Wednesday, March 09, 2005

Defence Against the Dark Arts of Mumbo-Jumbo

On the Guardian website, the columnist Francis Wheen lists his Top Ten modern delusions, beginning with

1. "God is on our side"
George W Bush thinks so, as do Tony Blair and Osama bin Laden and an alarmingly high percentage of other important figures in today's world. After September 11 2001 Blair claimed that religion was the solution not the problem, since "Jews, Muslims and Christians are all children of Abraham" - unaware that the example of Abraham was also cited by Mohammed Atta, hijacker of the one of the planes that shattered the New York skyline...

2. The market is rational
Financial sophisticates in the 21st century smile at the madness of the South Sea Bubble or the absurdity of the Dutch tulip craze. Yet only a few years ago they scrambled and jostled to buy shares in dotcom companies which had no earnings at all nor any prospect of ever turning a profit. To justify this apparent insanity, they maintained that such a revolutionary business as the internet required a new business model in which balance sheets were irrelevant. In short, they thought they had repealed the laws of financial gravity - until they came crashing down to earth.

3. There is no such thing as reality
Hence the inverted commas which postmodernists invariably place round the word. They see everything from history to quantum physics as a text, subject to the "infinite play of signification". But if all notions of truth and falsity cease to have any validity, how can one combat bogus ideas - or indeed outright lies? There is, for instance, a mass of carefully empirical research on the Nazi extermination of the Jews. As Professor Richard Evans points out, "To regard it as fictional, unreal or no nearer to historical reality than, say, the work of the 'revisionists' who deny that Auschwitz ever happened at all, is simply wrong. Here is an issue where evidence really counts, and can be used to establish the essential facts. Auschwitz was not a discourse."

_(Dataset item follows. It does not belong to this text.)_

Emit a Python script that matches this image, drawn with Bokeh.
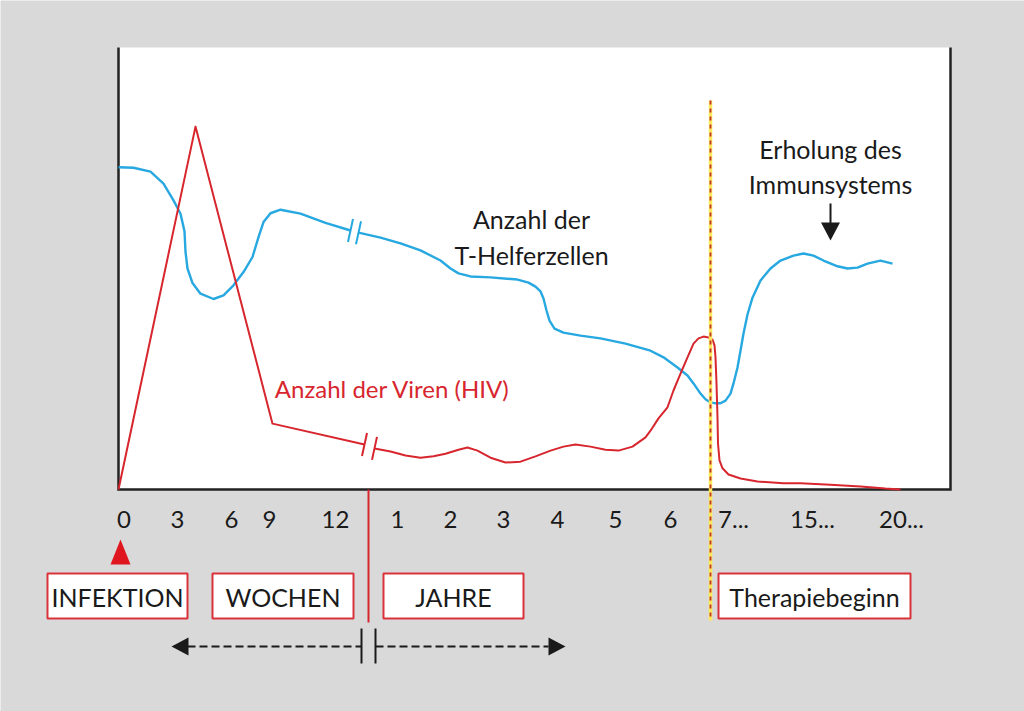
from bokeh.plotting import figure
from bokeh.models import Range1d
from bokeh.core.properties import value
from bokeh.embed import file_html
from bokeh.resources import INLINE

# ---------------- data (schematic units: x = timeline position 0..832, y = level 0..100) -------------
tick_pos = [5.5, 59, 113, 151, 217, 279, 332, 385, 439, 497, 552, 615, 694, 783]
tick_labels = ["0", "3", "6", "9", "12", "1", "2", "3", "4", "5", "6", "7...", "15...", "20..."]

# T-Helferzellen, before and after the axis break
thelper_x1 = [0, 15, 32, 45, 55, 62, 66, 67, 69, 74, 82, 95, 105, 115, 125, 134, 140, 145, 152, 162, 182,
              207, 232]
thelper_y1 = [72.9, 72.8, 71.9, 69.2, 65.4, 62.4, 58.4, 53.8, 50.0, 46.7, 44.3, 43.1, 43.9, 46.2, 49.2, 52.6,
              57.1, 60.5, 62.5, 63.3, 62.4, 60.3, 58.6]
thelper_x2 = [240, 262, 282, 302, 322, 332, 340, 352, 372, 399, 410, 417, 422, 425, 428, 431, 436, 445, 462,
              482, 507, 532, 545, 559, 569, 575, 582, 587, 592, 597, 602, 607, 612, 615, 619, 622, 625, 629,
              634, 642, 652, 662, 675, 685, 695, 705, 719, 729, 739, 749, 762, 774]
thelper_y2 = [58.1, 57.0, 55.7, 54.1, 51.8, 50.0, 48.9, 48.2, 48.0, 47.5, 46.8, 45.9, 44.8, 43.2, 40.5, 38.2,
              36.4, 35.5, 34.8, 34.2, 33.0, 31.4, 29.9, 27.6, 25.8, 24.0, 21.7, 20.4, 19.7, 19.5, 19.5, 20.1,
              21.7, 24.0, 27.6, 31.4, 35.3, 39.6, 43.4, 47.3, 50.0, 51.8, 52.9, 53.4, 52.9, 51.8, 50.5, 50.0,
              50.2, 51.1, 51.8, 51.1]

# Viren (HIV), before and after the axis break
virus_x1 = [0, 77, 154, 246]
virus_y1 = [0.0, 82.1, 14.9, 10.2]
virus_x2 = [256, 272, 287, 302, 315, 327, 340, 349, 359, 372, 387, 402, 417, 432, 445, 457, 472, 487, 500,
            514, 527, 532, 540, 549, 555, 562, 569, 575, 580, 585, 590, 594, 596, 597, 598, 599, 599.5, 601,
            604, 610, 622, 639, 665, 682, 712, 742, 767, 782]
virus_y2 = [9.3, 8.6, 7.7, 7.2, 7.5, 8.1, 9.0, 9.5, 8.8, 7.2, 6.1, 6.3, 7.5, 8.8, 9.7, 10.2, 9.7, 9.0, 8.8,
            9.7, 11.8, 13.3, 16.1, 18.6, 22.4, 26.2, 29.9, 33.0, 34.2, 34.6, 34.4, 33.9, 32.6, 29.9, 24.0,
            16.3, 10.4, 6.6, 4.8, 3.4, 2.5, 1.8, 1.4, 1.4, 1.1, 0.7, 0.2, 0.0]

therapy_x = 592          # Therapiebeginn
phase_split_x = 250      # Wochen | Jahre
infection_x = 2

phase_names = ["INFEKTION", "WOCHEN", "JAHRE", "Therapiebeginn"]
phase_left = [-71, 94, 265, 600]
phase_right = [69, 235, 405, 792]

# ---------------- layout helpers ----------------
W, H = 1024, 711
X0, Y0 = 118, 489          # pixel position of the plot origin
PX = 4.42                  # pixels per y unit
PLOT_W, PLOT_H = 832, 100


def py(pix):
    """pixel length -> y units"""
    return pix / PX


FONT = value("Lato")
BLACK = "#1a1a1a"
RED = "#d7262e"
BLUE = "#27a8e0"
BG = "#d9d9d9"

p = figure(width=W, height=H,
           x_range=Range1d(-X0, W - X0), y_range=Range1d(-(H - Y0) / PX, Y0 / PX),
           x_axis_type=None, y_axis_type=None, toolbar_location=None,
           output_backend="svg", min_border=0, outline_line_color=None,
           background_fill_color=BG, border_fill_color=BG)

# plot area
p.quad(left=[0], right=[PLOT_W], bottom=[0], top=[PLOT_H], fill_color="white", line_color=None)
p.line(x=[0, 0, PLOT_W, PLOT_W], y=[PLOT_H, 0, 0, PLOT_H], line_color="#222222", line_width=2.5,
       line_join="miter")

# curves
for xs, ys, c, w in [(thelper_x1, thelper_y1, BLUE, 2.4), (thelper_x2, thelper_y2, BLUE, 2.4),
                     (virus_x1, virus_y1, RED, 2), (virus_x2, virus_y2, RED, 2)]:
    p.line(xs, ys, line_color=c, line_width=w, line_join="round")


# break marks on both curves
def marks(xa, ya, xb, yb, color):
    mx = [xa, xb]
    my = [ya, yb]
    p.segment(x0=[x + 2.5 for x in mx], y0=[y + py(11.5) for y in my],
              x1=[x - 2.5 for x in mx], y1=[y - py(11.5) for y in my],
              line_color=color, line_width=2)


marks(thelper_x1[-1], thelper_y1[-1], thelper_x2[0], thelper_y2[0], BLUE)
marks(virus_x1[-1], virus_y1[-1], virus_x2[0], virus_y2[0], RED)

# therapy start line (yellow with red dashes)
p.segment(x0=[therapy_x], y0=[py(489 - 100)], x1=[therapy_x], y1=[-py(620 - 489)],
          line_color="#fde75e", line_width=3.5)
p.segment(x0=[therapy_x], y0=[py(489 - 100)], x1=[therapy_x], y1=[-py(620 - 489)],
          line_color="#c0342c", line_width=1.8, line_dash="4 4")

# separator weeks / years
p.segment(x0=[phase_split_x], y0=[0], x1=[phase_split_x], y1=[-py(622 - 489)],
          line_color=RED, line_width=2)

# tick labels
p.text(x=tick_pos, y=[-py(30)] * len(tick_pos), text=tick_labels, text_font=FONT,
       text_font_size="24px", text_align="center", text_baseline="middle", text_color=BLACK)

# infection marker
tri_tip = -py(539 - 489)
tri_base = -py(564 - 489)
p.patch(x=[infection_x - 10, infection_x, infection_x + 10], y=[tri_base, tri_tip, tri_base],
        fill_color="#e0161f", line_color=None)

# phase boxes
box_top = -py(573 - 489)
box_bot = -py(618 - 489)
p.quad(left=phase_left, right=phase_right, top=[box_top] * 4, bottom=[box_bot] * 4,
       fill_color="white", line_color="#d9323a", line_width=2)
p.text(x=[(l + r) / 2 for l, r in zip(phase_left, phase_right)], y=[(box_top + box_bot) / 2 - py(1)] * 4,
       text=phase_names, text_font=FONT, text_font_size="25px", text_align="center",
       text_baseline="middle", text_color=BLACK)

# double arrow weeks <-> years
ay = -py(646 - 489)
hh = py(9)
p.segment(x0=[69, 257], y0=[ay, ay], x1=[243, 430], y1=[ay, ay], line_color=BLACK, line_width=2,
          line_dash="8 4")
p.segment(x0=[243, 257], y0=[-py(628 - 489)] * 2, x1=[243, 257], y1=[-py(663 - 489)] * 2,
          line_color=BLACK, line_width=2)
p.patches(xs=[[53, 70, 70], [447, 430, 430]], ys=[[ay, ay + hh, ay - hh], [ay, ay + hh, ay - hh]],
          fill_color=BLACK, line_color=None)

# curve labels
p.text(x=[413, 413], y=[py(489 - 218), py(489 - 254)], text=["Anzahl der", "T-Helferzellen"],
       text_font=FONT, text_font_size="25px", text_align="center", text_baseline="middle", text_color=BLACK)
p.text(x=[274], y=[py(489 - 388)], text=["Anzahl der Viren (HIV)"], text_font=FONT, text_font_size="24px",
       text_align="center", text_baseline="middle", text_color=RED)
p.text(x=[712, 712], y=[py(489 - 148), py(489 - 183)], text=["Erholung des", "Immunsystems"],
       text_font=FONT, text_font_size="25px", text_align="center", text_baseline="middle", text_color=BLACK)

# recovery arrow
p.segment(x0=[712], y0=[py(489 - 203)], x1=[712], y1=[py(489 - 226)], line_color=BLACK, line_width=2)
p.patch(x=[702.5, 712, 721.5], y=[py(489 - 222), py(489 - 240), py(489 - 222)], fill_color=BLACK,
        line_color=None)

open("out.html", "w").write(file_html(p, INLINE))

You can read the rest here.

I recently read Wheen’s How Mumbo-Jumbo Conquered the World.

Ostensibly a defence of Enlightenment and Reason, it’s a sort of modern follow-up to MacKay’s classic Extraordinary Popular Delusions and the Madness of Crowds, and I can thoroughly recommend it as an entertaining and well-argued polemic against what the author sees as a rising tide of nonsense in the modern world.

It’s unlikely that anybody could agree with everything Wheen says, since he aims poisonous barbs at pretty much everything going. As he says himself, there’s something in it to offend everyone.

Wheen is left-leaning in his politics, but is commendably even-handed in dishing out his acerbic abuse.

Some of his targets are admittedly soft: Diana-mania, Nostrodamus-fever, post-modernist critical theory, Communism-apologists, religious fundamentalism, anti-science ‘alternative’ medicine, creationism, management/business jargon, the culture of self-help gurus, horoscopes, etc.

But he also tackles right-wing Reagan/Thatcherite ultra-laissez faire ‘voodoo economics’ and ‘trickle-down’ theory; while simultaneously laying into left-winger Noam Chomsky’s ridiculous and self-contradictory political ramblings.

He treats both those two opposing venerated political tomes – Fukuyama’s The End of History and Huntington’s The Clash of Civilisations ­ just the same: as baseless, evidence-less imposters. And on Iraq he has great fun with nonsense spouted by both the hawk and peacenik camps.

It rattles along at a riotous pace and is well worth a read.

Amazon are virtually giving it away for £3.50.


Jeff Guinn said...


Beware of arbitrarily chosen intervals.

In his citing the results of state imposed controls, he cited the period between 1950 and 1973.

What stopped happening just before 1950? Might its cessation, having nothing to do with economic policy, just a little, teensy, bit, effected economic growth?

Brit said...


Like I said, it's impossible to agree with everything Wheen says, since he has so many targets.

I tend to your view, but he's worth a read.